Este “descontrolo” criativo acabou por definir o universo jogável. O jogo acabou por ser muito maior do que aquilo que o criador imaginou e aos poucos surgiu este enorme conjunto de cenários desfragmentados que nos convidam a serem arranjados para configurar novamente as peças visuais e sonoras que outrora foram.
“Este jogo tem sido uma loucura para desenvolver” desabafa Richard. “Tem sido uma experiência de aprendizagem e acho que nos tornámos tão ambiciosos porque não percebemos bem a dificuldade que tínhamos pela frente. Como resultado tem sido extremamente desafiante, pois tudo é tão vasto; estamos a experimentar muitas coisas novas com o som; e tudo está interligado no mundo de jogo. Para ser sincero, tem levado a equipa um pouco à loucura, por isso é bom que esteja tão perto do fim (risos).”
A dimensão do projecto é ainda mais surpreendente quando percebemos que FRACT é resultado de uma equipa de 3 pessoas. Richard no design e na arte, a sua mulher Quynh como produtora, e Henk Boom na programação. Apenas Richard está a trabalhar a full-time no jogo.
Uma das componentes principais do jogo envolve maquinaria avariada que foi deixada para trás neste universo agora vazio, por quem quer que seja que tenha antes habitado ou criado este mundo. A resolução do arranjo das máquinas é na realidade a resolução de puzzles no jogo, que ao serem resolvidos vão voltando a criar a banda sonora que é o mundo e a dar acesso a novas ferramentas de criação musical, ou seja, de reconfiguração do universo de jogo. Foram estas ideias de mecânicas que entregaram o prémio de estudantes do IGF a FRACT, e Richard assume que este prémio é uma grande ajuda para qualquer jogo.
“Ganhar o IGF trouxe definitivamente algumas oportunidades e uma enorme cobertura por parte da imprensa, algo que é essencial para um jogo indie. Existiu obviamente um pico na popularidade e depois foi perdendo novidade, mas a parte positiva destes prémios é que ainda hoje está sempre alguém a descobrir o jogo porque leu ou viu em algum lado. Ser finalista ou ganhar o IGF é uma grande oportunidade para ter visibilidade. É sempre necessário? Claro que não, mas de certeza que ajuda”.
Richard quer lançar o jogo nos próximos meses e é por essa razão que lançou agora um novo trailer. O jogo está finalizado e estão agora a optimizar o motor para que a experiência seja o mais fluída possível.
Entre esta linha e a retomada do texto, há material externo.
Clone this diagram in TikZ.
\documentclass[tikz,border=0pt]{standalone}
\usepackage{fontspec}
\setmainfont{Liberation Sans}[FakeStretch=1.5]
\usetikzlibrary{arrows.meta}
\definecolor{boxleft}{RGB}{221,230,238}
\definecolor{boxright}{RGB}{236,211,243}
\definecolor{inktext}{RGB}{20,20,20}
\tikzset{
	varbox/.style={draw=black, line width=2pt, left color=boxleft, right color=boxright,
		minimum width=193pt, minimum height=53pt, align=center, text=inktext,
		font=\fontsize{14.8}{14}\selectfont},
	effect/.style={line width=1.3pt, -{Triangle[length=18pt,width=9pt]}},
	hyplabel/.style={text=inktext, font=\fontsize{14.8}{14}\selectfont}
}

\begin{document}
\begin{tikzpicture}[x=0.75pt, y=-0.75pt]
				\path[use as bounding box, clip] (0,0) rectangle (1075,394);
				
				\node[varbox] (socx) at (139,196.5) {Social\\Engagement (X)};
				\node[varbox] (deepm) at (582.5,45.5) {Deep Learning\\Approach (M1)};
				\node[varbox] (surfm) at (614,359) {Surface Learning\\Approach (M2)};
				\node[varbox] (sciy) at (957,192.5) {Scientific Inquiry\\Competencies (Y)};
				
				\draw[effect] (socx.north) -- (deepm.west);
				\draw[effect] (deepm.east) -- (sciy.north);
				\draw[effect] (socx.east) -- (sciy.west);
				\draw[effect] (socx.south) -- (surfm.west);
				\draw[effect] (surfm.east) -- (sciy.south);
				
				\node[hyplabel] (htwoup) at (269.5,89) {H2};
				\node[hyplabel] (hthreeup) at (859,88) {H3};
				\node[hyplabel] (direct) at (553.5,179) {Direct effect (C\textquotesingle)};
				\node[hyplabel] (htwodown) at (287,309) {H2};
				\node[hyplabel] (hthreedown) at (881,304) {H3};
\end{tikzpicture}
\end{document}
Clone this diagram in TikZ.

E para quem se destina este jogo? “Pode não resultar para toda a gente, mas eu ficaria contente se FRACT fosse para alguém uma estreia ou introdução à exploração musical” confessa Richard. “Gostava que alguém pegasse na experiência que atravessa em FRACT e continuasse a explorar o mundo da música de uma forma diferente, seja a fazerem a sua própria música, a brincarem com novas ferramentas ou apenas a apreciar a música de uma forma diferente.”
Três anos depois, o sonho de Richard está praticamente pronto para ser uma realidade e no final tudo se resume a uma tentativa de não fazer o habitual. “É difícil dizer como as pessoas vão reagir, mas espero que reconheçam que tentámos fazer algo diferente, e apreciem o jogo também por causa disso.”